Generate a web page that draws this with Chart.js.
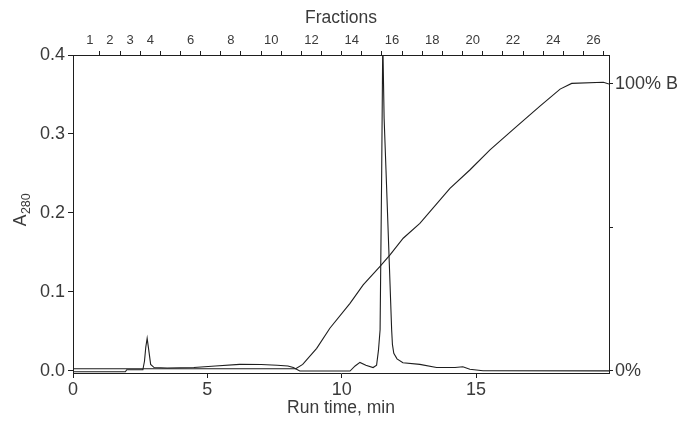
<!DOCTYPE html>
<html lang="en">
<head>
  <meta charset="UTF-8">
  <title>A280 run with fractions</title>
  <script src="https://cdn.jsdelivr.net/npm/chart.js"></script>
  <style>
    body { margin: 0; background: #fff; }
    #wrap { width: 679px; height: 422px; position: relative; }
  </style>
</head>
<body>
  <div id="wrap"><canvas id="runChart"></canvas></div>
  <script>
    // absorbance trace: run time (min) and A280
    const a280Time = [0, 1.95, 2.0, 2.6, 2.66, 2.71, 2.76, 2.82, 2.89, 3.02, 3.5, 4.5, 5.3, 6.2, 7.0, 7.6, 8.0, 8.2, 8.44,
      10.31, 10.5, 10.68, 10.9, 11.17, 11.3, 11.37, 11.43, 11.49, 11.53, 11.58, 11.65, 11.86, 11.89, 11.94, 12.06,
      12.28, 12.91, 13.53, 14.22, 14.51, 14.77, 15.26, 19.95];
    const a280Value = [-0.0013, -0.0013, 0.0012, 0.0012, 0.012, 0.03, 0.041, 0.026, 0.008, 0.004, 0.0035, 0.004, 0.006, 0.008, 0.0078, 0.007, 0.006, 0.004, -0.0004,
      -0.0004, 0.006, 0.0105, 0.007, 0.004, 0.007, 0.026, 0.052, 0.254, 0.42, 0.32, 0.254, 0.052, 0.033, 0.022, 0.015,
      0.010, 0.008, 0.004, 0.004, 0.005, 0.0018, 0.0, -0.0002];

    // gradient: run time (min) and % B
    const gradTime = [0, 8.29, 8.55, 9.07, 9.56, 10.31, 10.8, 11.42, 11.8, 12.29, 12.91, 14.03, 14.77, 15.52, 16.45, 17.38, 18.13, 18.56, 19.74, 19.95];
    const gradPct = [0.7, 0.7, 2.2, 7.8, 14.8, 23.5, 29.9, 36.3, 40.4, 46.2, 51.4, 63.6, 70.0, 77.0, 84.7, 92.3, 98.2, 100.2, 100.6, 100];

    const timeTicks = [0, 5, 10, 15];
    const a280Ticks = [0, 0.1, 0.2, 0.3, 0.4];
    const gradTicks = [0, 50, 100];
    const gradTickLabels = ['0%', '', '100% B'];

    // fractions collected, 0.75 min each, first one starting at 0.25 min
    const fractionNumbers = [1, 2, 3, 4, 5, 6, 7, 8, 9, 10, 11, 12, 13, 14, 15, 16, 17, 18, 19, 20, 21, 22, 23, 24, 25, 26];
    const fractionLabels = ['1', '2', '3', '4', '6', '8', '10', '12', '14', '16', '18', '20', '22', '24', '26'];
    const fractionStart = 0.25;
    const fractionWidth = 0.75;

    const ink = '#1e1e1e';
    const textInk = '#3a3a3a';
    const family = "'Liberation Sans', Arial, sans-serif";
    Chart.defaults.font.family = family;
    Chart.defaults.color = textInk;

    // top axis: tick marks at fraction edges, labels at fraction middles
    const topTicks = [];
    fractionNumbers.forEach(n => {
      topTicks.push({ value: fractionStart + fractionWidth * n, edge: true, label: '' });
      if (fractionLabels.includes(String(n))) {
        topTicks.push({ value: fractionStart + fractionWidth * (n - 0.5), edge: false, label: String(n) });
      }
    });
    topTicks.sort((a, b) => a.value - b.value);

    const toPoints = (xs, ys) => xs.map((x, i) => ({ x: x, y: ys[i] }));

    // A280 axis title with a real subscript
    const a280Title = {
      id: 'a280Title',
      afterDraw(chart) {
        const ctx = chart.ctx;
        const area = chart.chartArea;
        const big = '17.5px ' + family;
        const small = '12.5px ' + family;
        ctx.save();
        ctx.fillStyle = textInk;
        ctx.textBaseline = 'alphabetic';
        ctx.font = big;
        const wA = ctx.measureText('A').width;
        ctx.font = small;
        const wSub = ctx.measureText('280').width;
        ctx.translate(26, (area.top + area.bottom) / 2 - 4);
        ctx.rotate(-Math.PI / 2);
        const x0 = -(wA + wSub) / 2;
        ctx.font = big;
        ctx.fillText('A', x0, 0);
        ctx.font = small;
        ctx.fillText('280', x0 + wA + 0.5, 4);
        ctx.restore();
      }
    };

    new Chart(document.getElementById('runChart'), {
      type: 'line',
      data: {
        datasets: [
          {
            label: 'A280',
            data: toPoints(a280Time, a280Value),
            xAxisID: 'x',
            yAxisID: 'y',
            borderColor: ink,
            borderWidth: 1.1,
            pointRadius: 0,
            tension: 0,
            clip: 0
          },
          {
            label: '% B',
            data: toPoints(gradTime, gradPct),
            xAxisID: 'x',
            yAxisID: 'y2',
            borderColor: ink,
            borderWidth: 1.1,
            pointRadius: 0,
            tension: 0,
            clip: 0
          }
        ]
      },
      options: {
        responsive: true,
        maintainAspectRatio: false,
        animation: false,
        layout: { padding: 0 },
        plugins: {
          legend: { display: false },
          tooltip: { enabled: false }
        },
        scales: {
          x: {
            type: 'linear',
            position: 'bottom',
            min: 0,
            max: 19.95,
            afterBuildTicks: s => { s.ticks = timeTicks.map(v => ({ value: v })); },
            afterFit: s => { s.height = 49; },
            grid: { drawOnChartArea: false, tickLength: 5, color: ink },
            border: { color: ink, width: 1 },
            ticks: { font: { size: 18 }, padding: 1, maxRotation: 0, autoSkip: false },
            title: { display: true, text: 'Run time, min', font: { size: 17.5 }, padding: { top: 0, bottom: 3 } }
          },
          x2: {
            type: 'linear',
            position: 'top',
            min: 0,
            max: 19.95,
            afterBuildTicks: s => { s.ticks = topTicks.map(t => ({ value: t.value })); },
            afterFit: s => { s.height = 55; },
            grid: {
              drawOnChartArea: false,
              tickLength: 4,
              color: ink,
              tickColor: ctx => (topTicks[ctx.index] && topTicks[ctx.index].edge) ? ink : 'rgba(0,0,0,0)'
            },
            border: { color: ink, width: 1 },
            ticks: {
              font: { size: 13 },
              padding: 3,
              maxRotation: 0,
              autoSkip: false,
              callback: (v, i) => topTicks[i] ? topTicks[i].label : ''
            },
            title: { display: true, text: 'Fractions', font: { size: 17.5 }, padding: { top: 8, bottom: 0 } }
          },
          y: {
            type: 'linear',
            position: 'left',
            min: -0.0029,
            max: 0.4,
            afterBuildTicks: s => { s.ticks = a280Ticks.map(v => ({ value: v })); },
            afterFit: s => { s.width = 73; },
            grid: { drawOnChartArea: false, tickLength: 5, color: ink },
            border: { color: ink, width: 1 },
            ticks: { font: { size: 18 }, padding: 3, callback: v => v.toFixed(1) }
          },
          y2: {
            type: 'linear',
            position: 'right',
            min: -0.8,
            max: 110.1,
            afterBuildTicks: s => { s.ticks = gradTicks.map(v => ({ value: v })); },
            afterFit: s => { s.width = 70; },
            grid: { drawOnChartArea: false, tickLength: 4, color: ink },
            border: { color: ink, width: 1 },
            ticks: {
              font: { size: 18 },
              padding: 2,
              callback: (v, i) => gradTickLabels[i]
            }
          }
        }
      },
      plugins: [a280Title]
    });
  </script>
</body>
</html>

Work to be completed
Extract, word for word, each line from the top of the data down to and including the line with "const gradTickLabels = ['0%', '', '100%"; skip the pictures.

Correct result
Generate a web page that draws this with Chart.js.
<!DOCTYPE html>
<html lang="en">
<head>
  <meta charset="UTF-8">
  <title>A280 run with fractions</title>
  <script src="https://cdn.jsdelivr.net/npm/chart.js"></script>
  <style>
    body { margin: 0; background: #fff; }
    #wrap { width: 679px; height: 422px; position: relative; }
  </style>
</head>
<body>
  <div id="wrap"><canvas id="runChart"></canvas></div>
  <script>
    // absorbance trace: run time (min) and A280
    const a280Time = [0, 1.95, 2.0, 2.6, 2.66, 2.71, 2.76, 2.82, 2.89, 3.02, 3.5, 4.5, 5.3, 6.2, 7.0, 7.6, 8.0, 8.2, 8.44,
      10.31, 10.5, 10.68, 10.9, 11.17, 11.3, 11.37, 11.43, 11.49, 11.53, 11.58, 11.65, 11.86, 11.89, 11.94, 12.06,
      12.28, 12.91, 13.53, 14.22, 14.51, 14.77, 15.26, 19.95];
    const a280Value = [-0.0013, -0.0013, 0.0012, 0.0012, 0.012, 0.03, 0.041, 0.026, 0.008, 0.004, 0.0035, 0.004, 0.006, 0.008, 0.0078, 0.007, 0.006, 0.004, -0.0004,
      -0.0004, 0.006, 0.0105, 0.007, 0.004, 0.007, 0.026, 0.052, 0.254, 0.42, 0.32, 0.254, 0.052, 0.033, 0.022, 0.015,
      0.010, 0.008, 0.004, 0.004, 0.005, 0.0018, 0.0, -0.0002];

    // gradient: run time (min) and % B
    const gradTime = [0, 8.29, 8.55, 9.07, 9.56, 10.31, 10.8, 11.42, 11.8, 12.29, 12.91, 14.03, 14.77, 15.52, 16.45, 17.38, 18.13, 18.56, 19.74, 19.95];
    const gradPct = [0.7, 0.7, 2.2, 7.8, 14.8, 23.5, 29.9, 36.3, 40.4, 46.2, 51.4, 63.6, 70.0, 77.0, 84.7, 92.3, 98.2, 100.2, 100.6, 100];

    const timeTicks = [0, 5, 10, 15];
    const a280Ticks = [0, 0.1, 0.2, 0.3, 0.4];
    const gradTicks = [0, 50, 100];
    const gradTickLabels = ['0%', '', '100% B'];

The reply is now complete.